Yes, for in such a case as that there is a high degree of correlation between the skin color and the culture, making skin color a useful description for referring to the culture.
Ultimately, aside from the initial shock that some might have upon first seeing someone that has significantly different physical features, racism has very little to do with skin color. It is about culture.
I saw this in the public highschool I went to where the population was about 50% black. There was a certain amount of segregation which seemed to occur almost naturally, but it was not cleanly divided along the lines of skin color. The highschool was fed by two middle schools, one on the east side of the city and one on the west side. The richer white kids from the west side hung out together along with the few rich black kids from the west side, the poorer white kids from the west side hung out together, the poorer white kids from the east side hung out together, and the same was true for the blacks. In general, nobody was rich coming from the east side.
The rich black kids who hung out with the rich white kids were in some ways seen by the poorer blacks as traitors - traitors to their way of life. They didn’t live the same way the other blacks did. Some poorer white kids hung out with the black kids, but that was only insofar as they at least partially adopted elements of the black culture.

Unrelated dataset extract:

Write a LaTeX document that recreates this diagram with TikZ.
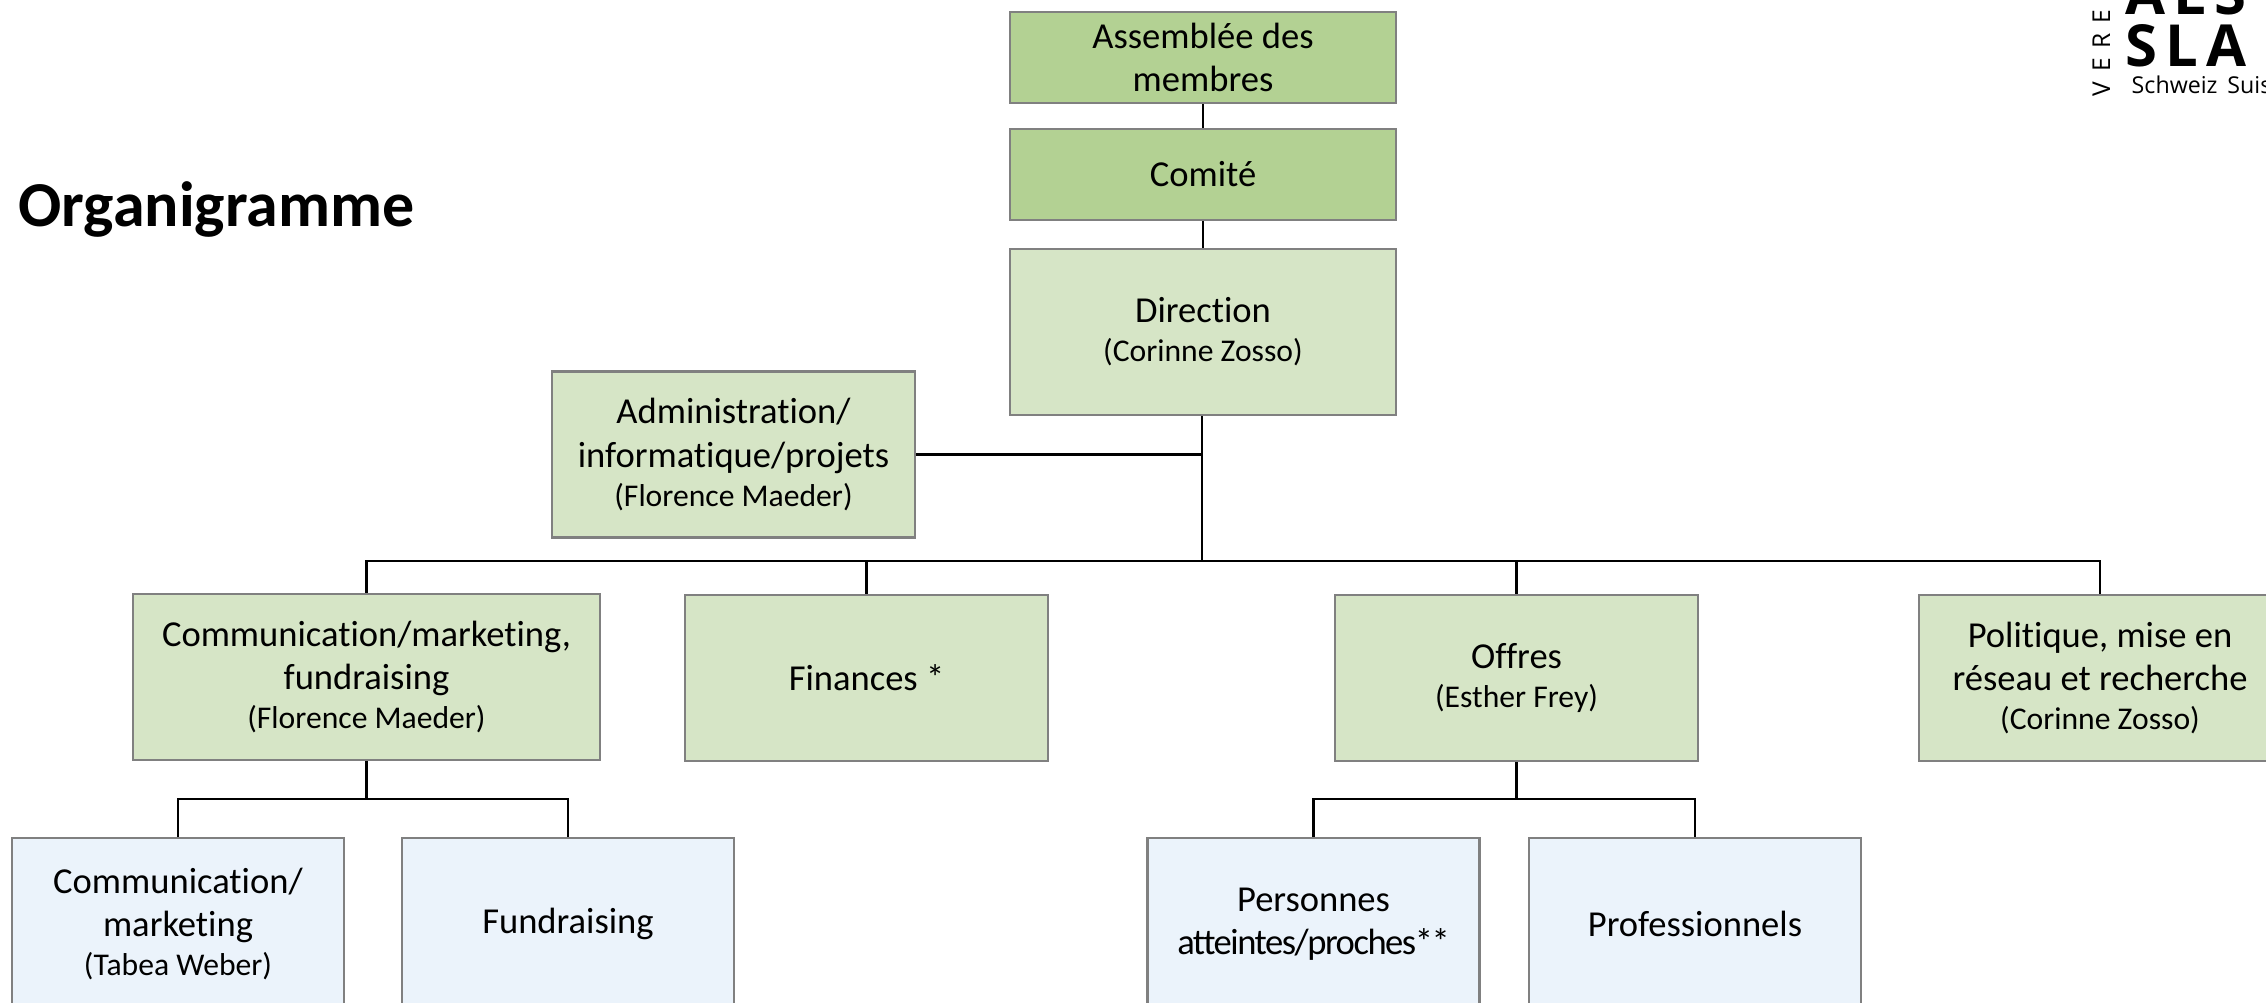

It was easy to see that these different groups had different ways of life. They talked a little different, wore different sorts of clothes, listened to different sorts of music, had different priorities in life, etc. The rich white kids didn’t care about the rich black kids who hung out with them, because they lived in a similar way. And the poor black kids didn’t mind the poor white kids who hung out with them for the same reason. Certainly there was blatant racism purely on the basis of skin color, but that wasn’t the cause of the sorts of divisions seen in the school population.
Skin-color based racism exists because skin color serves as symbol for “Different!”. Racism results from either our fear or inability to relate to a culture different from our own.